Reentry Services Reduce Recidivism.  Reentry services and aftercare to youth exiting juvenile justice facilities reduces recidivism and supports their successful reintegration back to families and communities. 200,000 youth under the age of 25 exit juvenile and criminal justice facilities each year. Studies of homeless youth demonstrate the connection between youth homelessness and contacts with justice systems. In a survey of homeless youth between the ages of 10 and 17, the Wilder Research Center found that 46 percent had been in a correctional facility, and of those, 44 percent exited into an unstable housing situation.

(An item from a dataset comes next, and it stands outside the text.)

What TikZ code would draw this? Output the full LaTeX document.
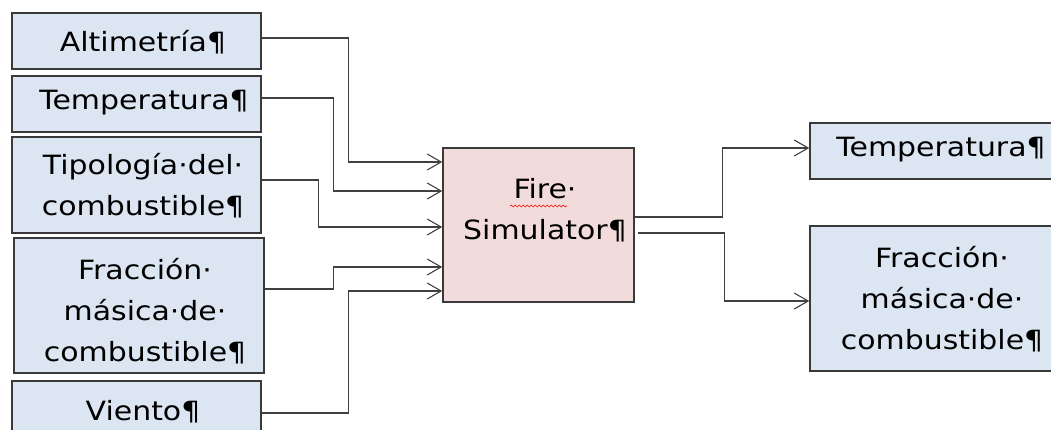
\documentclass[tikz,border=0pt]{standalone}
\usepackage{fontspec}
\setmainfont{DejaVu Sans}[FakeStretch=1.13]
\usetikzlibrary{arrows.meta,decorations.pathmorphing}
\definecolor{boxblue}{HTML}{DCE6F2}
\definecolor{boxpink}{HTML}{F2DCDB}
\definecolor{edgecol}{HTML}{3A3A3A}
\definecolor{linecol}{HTML}{404040}
\begin{document}
\begin{tikzpicture}[x=1pt,y=-1pt,
  inbox/.style={draw=edgecol, line width=1.4pt, fill=boxblue, inner sep=0pt},
  simbox/.style={draw=edgecol, line width=1.4pt, fill=boxpink, inner sep=0pt},
  lbl/.style={inner sep=0pt, align=center, font=\fontsize{26.5}{41}\selectfont},
  conn/.style={draw=linecol, line width=1.2pt, -{Straight Barb[length=14pt,width=16pt,line width=1.1pt]}}
]
\useasboundingbox (0,0) rectangle (1051,430);
% input boxes
\node[inbox, minimum width=249pt, minimum height=56pt] (alt) at (136.5,41) {};
\node[inbox, minimum width=249pt, minimum height=56pt] (tem) at (136.5,104) {};
\node[inbox, minimum width=249pt, minimum height=96pt] (tip) at (136.5,185) {};
\node[inbox, minimum width=250pt, minimum height=135pt] (fra) at (139,305.5) {};
\node[inbox, minimum width=249pt, minimum height=64pt] (vie) at (136.5,413) {};
% simulator
\node[simbox, minimum width=191pt, minimum height=154pt] (sim) at (538.5,225) {};
% output boxes
\node[inbox, minimum width=243pt, minimum height=56pt] (otem) at (931.5,151) {};
\node[inbox, minimum width=243pt, minimum height=145pt] (ofra) at (931.5,298.5) {};
% labels
\node[lbl] (tAlt) at (143,42) {Altimetría¶};
\node[lbl] (tTem) at (144,103) {Temperatura¶};
\node[lbl] (tTip) at (143,186) {Tipología·del·\\combustible¶};
\node[lbl] (tFra) at (145,311) {Fracción·\\másica·de·\\combustible¶};
\node[lbl] (tVie) at (143,412) {Viento¶};
\node[lbl] (tSim) at (545,210) {Fire·\\Simulator¶};
\node[lbl] (tOtem) at (941,150) {Temperatura¶};
\node[lbl] (tOfra) at (942,299) {Fracción·\\másica·de·\\combustible¶};
% spell-check underline
\draw[red, line width=0.6pt, decorate, decoration={snake, amplitude=0.9pt, segment length=4pt}]
  ([xshift=-35pt,yshift=4pt]tSim.center) -- ([xshift=22pt,yshift=4pt]tSim.center);
% connectors in
\draw[conn] ([yshift=3pt]alt.east) -- ++(87,0) |- ([yshift=63pt]sim.west);
\draw[conn] ([yshift=6pt]tem.east) -- ++(72,0) |- ([yshift=34pt]sim.west);
\draw[conn] ([yshift=5pt]tip.east) -- ++(57,0) |- ([yshift=-2pt]sim.west);
\draw[conn] ([yshift=16.5pt]fra.east) -- ++(69,0) |- ([yshift=-42pt]sim.west);
\draw[conn] (vie.east) -- ++(87,0) |- ([yshift=-66pt]sim.west);
% connectors out
\draw[conn] ([yshift=8pt]sim.east) -- ++(88,0) |- ([yshift=3pt]otem.west);
\draw[conn] ([xshift=3pt,yshift=-8pt]sim.east) -- ++(87,0) |- ([yshift=-2.5pt]ofra.west);
\end{tikzpicture}
\end{document}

The JJDPA Community Prevention Grants program provides states with funds for distribution to community-based collaborations that implement primary prevention programs targeting youth at high-risk of contact with the juvenile justice system. The JJDPA Delinquency Prevention Block Grant program provides states with funds for activities to prevent and reduce juvenile crime. Eligible subgrantees include faith- and community-based organizations, law enforcement agencies, local education agencies, local governments, and other entities with a demonstrated history of involvement in juvenile delinquency prevention. Eligible services include mentoring, family strengthening, substance abuse treatment, youth development, and recreation. The JJDPA Juvenile Accountability Block Grant program provides states and units of local government with funds to promote greater accountability in their juvenile justice systems. JABG funds may be used for rehabilitation of adjudicated youth, as well as for reducing juvenile recidivism rates. The JJDPA Formula Grants program provides funds directly to states and territories to help them implement comprehensive state juvenile justice plans based on detailed studies of needs in their jurisdictions, as well as to achieve compliance with the core requirements of the JJDPA.